The people related benefits are a little bit more speculative as they are going to be harder to measure accurately. The basic premise is seeking to assess what benefit can be achieved from staff spending more time on value generating activities rather than admin work.

As an example, imagine you have front line staff or management who are spending 2 hours a week on administrative tasks to support your existing procure to pay processes (you can measure this from your existing process map work completed earlier). With your new process this administrative burden drops to half an hour a week, with that extra 1.5 hours a week what extra value can your front-line staff or management create?

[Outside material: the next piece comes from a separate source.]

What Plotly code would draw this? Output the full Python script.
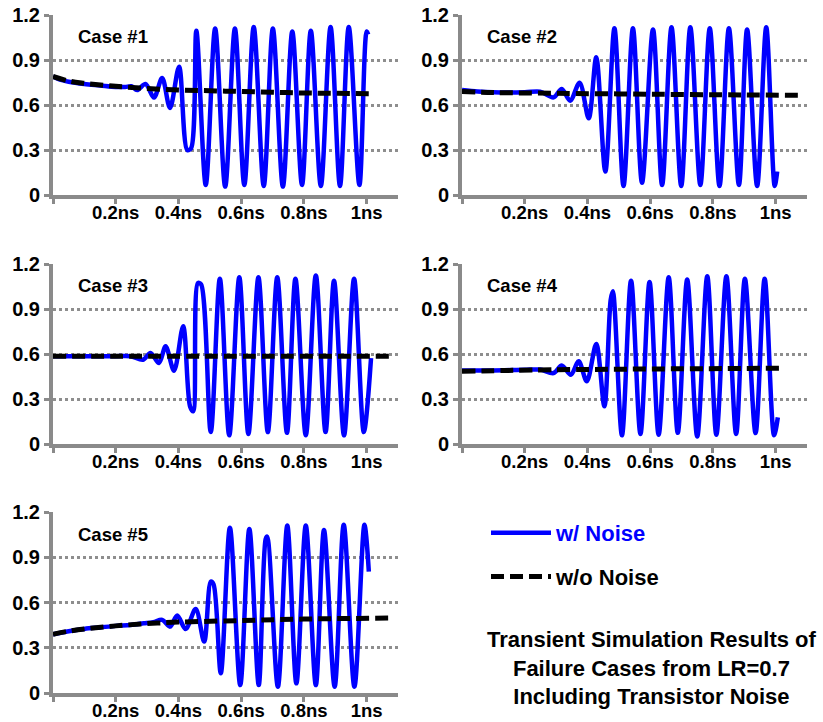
import plotly.graph_objects as go

# ---------------- data (time in ns, voltage in V) ----------------
case_names = ["Case #1", "Case #2", "Case #3", "Case #4", "Case #5"]

c1_noise_t = [0, 0.02, 0.05, 0.1, 0.15, 0.2, 0.23, 0.25, 0.268, 0.295, 0.322, 0.348, 0.373, 0.402, 0.428, 0.44,
              0.457, 0.487, 0.517, 0.549, 0.58, 0.61, 0.64, 0.672, 0.701, 0.733, 0.763, 0.794, 0.822, 0.854,
              0.885, 0.915, 0.943, 0.977, 1.0, 1.005]
c1_noise_v = [0.79, 0.77, 0.755, 0.74, 0.73, 0.72, 0.72, 0.725, 0.70, 0.74, 0.65, 0.78, 0.58, 0.855, 0.30, 0.31,
              1.095, 0.067, 1.11, 0.056, 1.11, 0.067, 1.12, 0.06, 1.11, 0.056, 1.09, 0.067, 1.095, 0.06,
              1.12, 0.06, 1.12, 0.067, 1.09, 1.07]
c1_clean_t = [0, 0.05, 0.1, 0.2, 0.3, 0.4, 0.5, 0.6, 0.7, 0.8, 0.9, 1.016]
c1_clean_v = [0.79, 0.76, 0.745, 0.725, 0.71, 0.70, 0.695, 0.69, 0.685, 0.68, 0.678, 0.675]

c2_noise_t = [0, 0.05, 0.1, 0.2, 0.249, 0.292, 0.318, 0.345, 0.375, 0.404, 0.428, 0.457, 0.486, 0.515, 0.545,
              0.574, 0.609, 0.638, 0.668, 0.699, 0.728, 0.76, 0.79, 0.821, 0.851, 0.883, 0.909, 0.941, 0.97,
              0.997, 1.005]
c2_noise_v = [0.70, 0.69, 0.685, 0.685, 0.689, 0.651, 0.707, 0.629, 0.749, 0.511, 0.918, 0.156, 1.111, 0.06, 1.111,
              0.082, 1.104, 0.067, 1.118, 0.06, 1.118, 0.067, 1.111, 0.06, 1.111, 0.067, 1.104, 0.06, 1.118,
              0.06, 0.156]
c2_clean_t = [0, 0.1, 0.3, 0.6, 0.9, 1.08]
c2_clean_v = [0.69, 0.683, 0.678, 0.672, 0.667, 0.665]

c3_noise_t = [0, 0.1, 0.2, 0.247, 0.287, 0.311, 0.338, 0.359, 0.386, 0.415, 0.437, 0.447, 0.462, 0.472, 0.503,
              0.532, 0.562, 0.594, 0.623, 0.655, 0.685, 0.715, 0.746, 0.773, 0.806, 0.838, 0.869, 0.896, 0.928,
              0.96, 0.991, 1.014]
c3_noise_v = [0.585, 0.585, 0.585, 0.585, 0.562, 0.607, 0.54, 0.651, 0.489, 0.785, 0.25, 0.218, 1.073, 1.065, 0.08,
              1.102, 0.058, 1.111, 0.067, 1.111, 0.08, 1.111, 0.075, 1.102, 0.058, 1.124, 0.08, 1.089, 0.058,
              1.102, 0.08, 0.573]
c3_clean_t = [0, 0.5, 1.09]
c3_clean_v = [0.585, 0.585, 0.585]

c4_noise_t = [0, 0.1, 0.2, 0.249, 0.292, 0.318, 0.347, 0.372, 0.398, 0.428, 0.454, 0.474, 0.481, 0.51, 0.539,
              0.569, 0.598, 0.627, 0.659, 0.688, 0.718, 0.75, 0.782, 0.811, 0.843, 0.874, 0.902, 0.936, 0.965,
              0.995, 1.007]
c4_noise_v = [0.49, 0.49, 0.495, 0.496, 0.473, 0.524, 0.462, 0.551, 0.418, 0.667, 0.251, 0.96, 1.018, 0.058, 1.089,
              0.067, 1.08, 0.062, 1.111, 0.075, 1.096, 0.05, 1.118, 0.062, 1.118, 0.067, 1.102, 0.073, 1.102,
              0.058, 0.178]
c4_clean_t = [0, 0.3, 0.6, 1.016]
c4_clean_v = [0.485, 0.495, 0.50, 0.505]

c5_noise_t = [0, 0.05, 0.1, 0.15, 0.2, 0.247, 0.289, 0.32, 0.348, 0.373, 0.396, 0.423, 0.455, 0.482, 0.503, 0.512,
              0.535, 0.564, 0.597, 0.626, 0.656, 0.678, 0.683, 0.717, 0.747, 0.776, 0.806, 0.838, 0.864, 0.898,
              0.927, 0.961, 0.993, 1.007]
c5_noise_v = [0.39, 0.41, 0.425, 0.435, 0.445, 0.451, 0.462, 0.47, 0.485, 0.44, 0.513, 0.424, 0.557, 0.341, 0.738,
              0.72, 0.131, 1.096, 0.053, 1.088, 0.053, 1.02, 1.037, 0.042, 1.11, 0.064, 1.11, 0.053, 1.08, 0.042,
              1.115, 0.042, 1.115, 0.805]
c5_clean_t = [0, 0.05, 0.1, 0.2, 0.3, 0.4, 0.6, 0.8, 1.08]
c5_clean_v = [0.39, 0.41, 0.425, 0.445, 0.46, 0.47, 0.48, 0.49, 0.497]

noise_t = [c1_noise_t, c2_noise_t, c3_noise_t, c4_noise_t, c5_noise_t]
noise_v = [c1_noise_v, c2_noise_v, c3_noise_v, c4_noise_v, c5_noise_v]
clean_t = [c1_clean_t, c2_clean_t, c3_clean_t, c4_clean_t, c5_clean_t]
clean_v = [c1_clean_v, c2_clean_v, c3_clean_v, c4_clean_v, c5_clean_v]

x_tickvals = [0, 0.2, 0.4, 0.6, 0.8, 1.0]
x_ticktext = ["", "0.2ns", "0.4ns", "0.6ns", "0.8ns", "1ns"]
y_tickvals = [0, 0.3, 0.6, 0.9, 1.2]
y_ticktext = ["0", "0.3", "0.6", "0.9", "1.2"]

legend_noise = "w/ Noise"
legend_clean = "w/o Noise"
caption = "Transient Simulation Results of<br>Failure Cases from LR=0.7<br>Including Transistor Noise"

# ---------------- layout geometry ----------------
W, H = 823, 722
panels_px = [  # (x0, x1, ytop, ybottom) in pixels
    (53, 398, 15, 195),
    (462, 807, 15, 195),
    (53, 398, 264, 444),
    (462, 807, 264, 444),
    (53, 398, 512, 693),
]

FONT = "Arial, 'Liberation Sans', sans-serif"
BLUE = "#0000FF"
GRID = "#8E8E8E"
AXIS = "#8A8A8A"

fig = go.Figure()
layout = dict(
    width=W, height=H, margin=dict(l=0, r=0, t=0, b=0, autoexpand=False),
    paper_bgcolor="white", plot_bgcolor="white",
    font=dict(family=FONT, size=18, color="black"),
    showlegend=True,
)
annotations = []

for i in range(5):
    n = i + 1
    xs = "x" if n == 1 else f"x{n}"
    ys = "y" if n == 1 else f"y{n}"
    fig.add_trace(go.Scatter(
        x=noise_t[i], y=noise_v[i], xaxis=xs, yaxis=ys, mode="lines",
        line=dict(color=BLUE, width=4.5, shape="spline", smoothing=0.9),
        name=f"<span style='color:{BLUE}'>{legend_noise}</span>",
        legendgroup="a", showlegend=(i == 0), hoverinfo="skip"))
    fig.add_trace(go.Scatter(
        x=clean_t[i], y=clean_v[i], xaxis=xs, yaxis=ys, mode="lines",
        line=dict(color="black", width=5, dash="13px,6px", shape="spline"),
        name=legend_clean, legendgroup="b", showlegend=(i == 0), hoverinfo="skip"))

    x0, x1, yt, yb = panels_px[i]
    xk = "xaxis" if n == 1 else f"xaxis{n}"
    yk = "yaxis" if n == 1 else f"yaxis{n}"
    layout[xk] = dict(
        domain=[x0 / W, x1 / W], range=[0, 1.1], anchor=ys, automargin=False,
        showline=True, linecolor=AXIS, linewidth=4,
        showgrid=False, zeroline=False,
        ticks="outside", ticklen=5, tickwidth=3, tickcolor=AXIS,
        tickvals=x_tickvals, ticktext=x_ticktext, ticklabelstandoff=-7,
        tickfont=dict(family=FONT, size=18.5, color="black", weight="bold"),
        fixedrange=True)
    layout[yk] = dict(
        domain=[1 - yb / H, 1 - yt / H], range=[0, 1.2], anchor=xs, automargin=False,
        showline=True, linecolor=AXIS, linewidth=4,
        showgrid=True, gridcolor=GRID, gridwidth=3, griddash="dot",
        zeroline=False,
        ticks="outside", ticklen=5, tickwidth=3, tickcolor=AXIS,
        tickvals=y_tickvals, ticktext=y_ticktext,
        tickfont=dict(family=FONT, size=20, color="black", weight="bold"),
        fixedrange=True)
    annotations.append(dict(
        text=case_names[i], xref=f"{xs} domain", yref=f"{ys} domain",
        x=23 / 345, y=0.878,
        xanchor="left", yanchor="middle", showarrow=False,
        font=dict(family=FONT, size=18.5, color="black", weight="bold")))

annotations.append(dict(
    text=caption, xref="paper", yref="paper", x=652 / W, y=1 - 668 / H,
    xanchor="center", yanchor="middle", showarrow=False, align="center",
    font=dict(family=FONT, size=22, color="black", weight="bold")))

layout["annotations"] = annotations
layout["legend"] = dict(
    x=486 / W, y=1 - 512 / H, xanchor="left", yanchor="top",
    bgcolor="rgba(0,0,0,0)", borderwidth=0,
    font=dict(family=FONT, size=22, color="black", weight="bold"),
    itemwidth=60, tracegroupgap=12, traceorder="grouped",
)
fig.update_layout(**layout)
fig.write_html("out.html")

Can they do more trying to get more customers, upsell customers or focus on customer retention?

Conducting key stakeholder interviews of people involved in your current processes  will provide some insights into what their current time spent on the procure to pay process is stopping them from doing, use those insights to identify an expected benefit of your people focussing on more value adding activities.

This could result in any of the following:

  • Percentage increase in profitability
  • Percentage increase in sales
  • Percentage decrease in churn/wastage
  • Percentage increase in productivity.

An additional, perhaps unmeasurable, benefit that will come from your staff focussing on more value adding activities is improving staff morale – your team feeling that they are having a greater impact by focussing on activities that they are seeing move the dial.

Calculating ROI and NPV

Once you’ve completed this analysis you should have the following figures:

  • Current costs to run your procure to pay process per year (CC)
  • Procurement related savings per year (PS)
  • Future costs to run your procure to pay process per year (FC)
  • Implementation Costs (IC)
  • People related benefits per year (PB)

From this you’ll be able to calculate your expected return on investment percentage over 3 years through the following formula:

Calculate total Costs: IP plus ((FC minus – CC) multiply by 3)

Calculate Total Benefits: ((PS plus PB) multiply by 2*)

ROI: (Total Benefits minus Total Costs) divided by Total Benefits

 *We assume that benefits will only be realised year 2

Mapping out each of the figures above into each year to calculate an annual loss/benefit will enable you to then calculate the net present value of the investment utilising a NPV formula.

the end result?

A business case built on detailed and genuine analysis of the business considering factors such as costs, change management, risk and strategic alignment

An accurate business case that will get approved and be used to track progress of the project driving it through its lifecycle to achieve the benefits calculated.